After the summer's many doping scandals the company said that it would review its sponsorship but had indicated that it would probably remain. The team itself has been hit twice, with Alessandro Petacchi's positive test for an asthma medication and by Jörg Jaksche's statement against team general manager Gianluigi Stanga, who holds the team's ProTour license.
"Our biggest problem at the moment is surely Stanga's past," Mischel said. "We want to change a lot of things for next year and I can imagine that the license will come to Germany." One possibility would be that Nordmilch would pay out Stanga's contract and buy the license from him, or the company could take over the license from another team which is ending at the end of the season, such as Unibet.
The new general manager would be Gerry van Gerwen, 50, who is now the team's business manager. "We will continue to work with him," Mischel said, and work with him beyond 2009. "It doesn't make any sense to plan a new project like this for only two years."
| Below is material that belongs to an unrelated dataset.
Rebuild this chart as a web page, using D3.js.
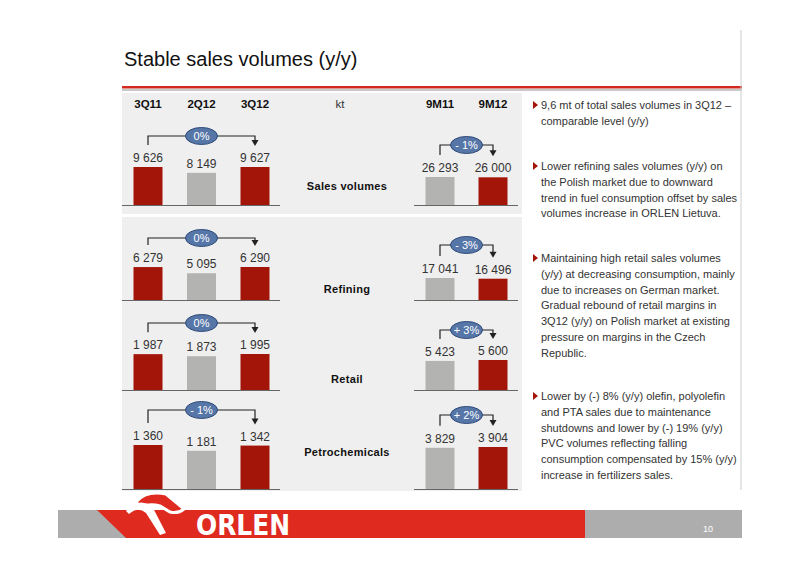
<!DOCTYPE html><html><head><meta charset="utf-8"><script src="https://cdn.jsdelivr.net/npm/d3@7"></script>
<style>body{margin:0;background:#fff}svg{font-family:"Liberation Sans",Arial,sans-serif}</style></head><body><svg id="c" width="800" height="565"></svg>
<script>
const quarters=["3Q11","2Q12","3Q12"];
const periods=["9M11","9M12"];
const segments=["Sales volumes","Refining","Retail","Petrochemicals"];
const quarterValues=[[9626,8149,9627],[6279,5095,6290],[1987,1873,1995],[1360,1181,1342]];
const periodValues=[[26293,26000],[17041,16496],[5423,5600],[3829,3904]];
const quarterChange=["0%","0%","0%","- 1%"];
const periodChange=["- 1%","- 3%","+ 3%","+ 2%"];
const bullets=[
["9,6 mt of total sales volumes in 3Q12 –","comparable level (y/y)"],
["Lower refining sales volumes (y/y) on","the Polish market due to downward","trend in fuel consumption offset by sales","volumes increase in ORLEN Lietuva."],
["Maintaining high retail sales volumes","(y/y) at decreasing consumption, mainly","due to increases on German market.","Gradual rebound of retail margins in","3Q12 (y/y) on Polish market at existing","pressure on margins in the Czech","Republic."],
["Lower by (-) 8% (y/y) olefin, polyolefin","and PTA sales due to maintenance","shutdowns and lower by (-) 19% (y/y)","PVC volumes reflecting falling","consumption compensated by 15% (y/y)","increase in fertilizers sales."]];

const svg=d3.select("#c");
const fmt=v=>d3.format(",")(v).replace(/,/g," ");
const RED="#a31509",GRAY="#b3b3b2";
svg.append("text").attr("x",124).attr("y",66).attr("font-size",20).attr("fill","#111").text("Stable sales volumes (y/y)");
svg.append("rect").attr("x",122).attr("y",86).attr("width",620).attr("height",2.5).attr("fill","#d22a1f");
svg.append("rect").attr("x",122).attr("y",89).attr("width",620).attr("height",2).attr("fill","#c8c8c8");
svg.append("line").attr("x1",741).attr("x2",741).attr("y1",30).attr("y2",490).attr("stroke","#ccc");
const secs=[{base:205,lh:38,rh:28,lb:136,rb:145,lab:190},
{base:300,lh:33,rh:22,lb:238,rb:245,lab:293},
{base:390,lh:36,rh:30,lb:323,rb:330,lab:383},
{base:489,lh:44,rh:42,lb:410,rb:415,lab:456}];
svg.append("rect").attr("x",122).attr("y",93).attr("width",400).attr("height",121).attr("fill","#efefef");
svg.append("rect").attr("x",122).attr("y",217).attr("width",400).attr("height",274).attr("fill","#efefef");
const xq=d3.scalePoint().domain(quarters).range([148,255]);
const xp=d3.scalePoint().domain(periods).range([440,493]);
svg.selectAll(".hq").data(quarters.concat(periods)).join("text").attr("x",d=>quarters.includes(d)?xq(d):xp(d)).attr("y",108).attr("text-anchor","middle").attr("font-size",11.5).attr("font-weight","bold").attr("fill","#111").text(d=>d);
svg.append("text").attr("x",340).attr("y",108).attr("text-anchor","middle").attr("font-size",11.5).attr("fill","#333").text("kt");
const bw=29;
segments.forEach((s,i)=>{
 const S=secs[i];
 const yl=d3.scaleLinear().domain([0,d3.max(quarterValues[i])]).range([S.base,S.base-S.lh]);
 const yr=d3.scaleLinear().domain([0,d3.max(periodValues[i])]).range([S.base,S.base-S.rh]);
 const g=svg.append("g");
 g.selectAll(".bq").data(quarterValues[i]).join("rect").attr("x",(d,j)=>xq(quarters[j])-bw/2).attr("y",d=>yl(d)).attr("width",bw).attr("height",d=>S.base-yl(d)).attr("fill",(d,j)=>j==1?GRAY:RED);
 g.selectAll(".lq").data(quarterValues[i]).join("text").attr("x",(d,j)=>xq(quarters[j])).attr("y",d=>yl(d)-5).attr("text-anchor","middle").attr("font-size",12).attr("fill","#333").text(fmt);
 g.selectAll(".bp").data(periodValues[i]).join("rect").attr("x",(d,j)=>xp(periods[j])-bw/2).attr("y",d=>yr(d)).attr("width",bw).attr("height",d=>S.base-yr(d)).attr("fill",(d,j)=>j==0?GRAY:RED);
 g.selectAll(".lp").data(periodValues[i]).join("text").attr("x",(d,j)=>xp(periods[j])).attr("y",d=>yr(d)-5).attr("text-anchor","middle").attr("font-size",12).attr("fill","#333").text(fmt);
 g.append("line").attr("x1",122).attr("x2",280).attr("y1",S.base+0.5).attr("y2",S.base+0.5).attr("stroke","#666");
 g.append("line").attr("x1",414).attr("x2",518).attr("y1",S.base+0.5).attr("y2",S.base+0.5).attr("stroke","#666");
 g.append("text").attr("x",347).attr("y",S.lab).attr("text-anchor","middle").attr("font-size",11).attr("font-weight","bold").attr("letter-spacing",0.3).attr("fill","#111").text(s);
 const bracket=(x1,x2,yb,t1,t2,lab)=>{
  g.append("path").attr("d",`M${x1},${t1-22}V${yb}H${x2}V${t2-26}`).attr("fill","none").attr("stroke","#222").attr("stroke-width",1.2);
  g.append("path").attr("d",`M${x2-3.5},${t2-27}L${x2+3.5},${t2-27}L${x2},${t2-21}Z`).attr("fill","#222");
  const cx=(x1+x2)/2;
  g.append("ellipse").attr("cx",cx).attr("cy",yb).attr("rx",16).attr("ry",8.5).attr("fill","#5676a8").attr("stroke","#2e4a78");
  g.append("text").attr("x",cx).attr("y",yb+4).attr("text-anchor","middle").attr("font-size",11).attr("fill","#fff").text(lab);
 };
 bracket(xq(quarters[0]),xq(quarters[2]),S.lb,yl(quarterValues[i][0]),yl(quarterValues[i][2]),quarterChange[i]);
 bracket(xp(periods[0]),xp(periods[1]),S.rb,yr(periodValues[i][0]),yr(periodValues[i][1]),periodChange[i]);
});
const by=[109,170,262,400];
bullets.forEach((b,i)=>{
 svg.append("path").attr("d",`M533,${by[i]-8}L538,${by[i]-4}L533,${by[i]}Z`).attr("fill","#a31509");
 const t=svg.append("text").attr("font-size",11).attr("fill","#333");
 b.forEach((l,k)=>t.append("tspan").attr("x",541).attr("y",by[i]+k*15.8).text(l));
});
svg.append("rect").attr("x",58).attr("y",510).attr("width",684).attr("height",28).attr("fill","#adadad");
svg.append("path").attr("d","M97,510L585,510L585,538L126,538Z").attr("fill","#de2a1f");
svg.append("path").attr("d","M136,502Q146,490 166,494L184,509Q178,514 170,512L160,506Q150,503 140,507Z").attr("fill","#de2a1f").attr("stroke","#fff").attr("stroke-width",3);
svg.append("path").attr("d","M126,511Q138,497 152,506L166,533L160,535L146,513Q138,506 129,514Z").attr("fill","#fff");
svg.append("text").attr("x",196).attr("y",535).attr("font-size",28).attr("font-weight","bold").attr("fill","#fff").attr("font-family","Liberation Sans Narrow, DejaVu Sans Condensed").attr("textLength",94).attr("lengthAdjust","spacingAndGlyphs").text("ORLEN");
svg.append("text").attr("x",703).attr("y",532).attr("font-size",9).attr("fill","#fff").text("10");
</script></body></html>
Changes in team management would be followed by changes in the make-up of the team itself. The SZ said that Erik Zabel will move back to rival T-Mobile Team, for which he rode most of his career and that he would serve as a mentor for up-and-coming young sprinter Gerald Ciolek. Zabel refused to comment to the newspaper but T-Mobile Sport Director Rolf Aldag said, "That is not out of the question. Athletically speaking, he would be the best to pull sprints for Gerald – if Erik would like to take over that role."
Mischel said that "at this point I cannot imagine" that the 37 year-old sprinter would leave but he added that, "what we are now planning is not Project Zabel." The newspaper suggested that the team would prefer to present a major German star to the German fans and it indicated that Andreas Klöden of Team Astana may take that role.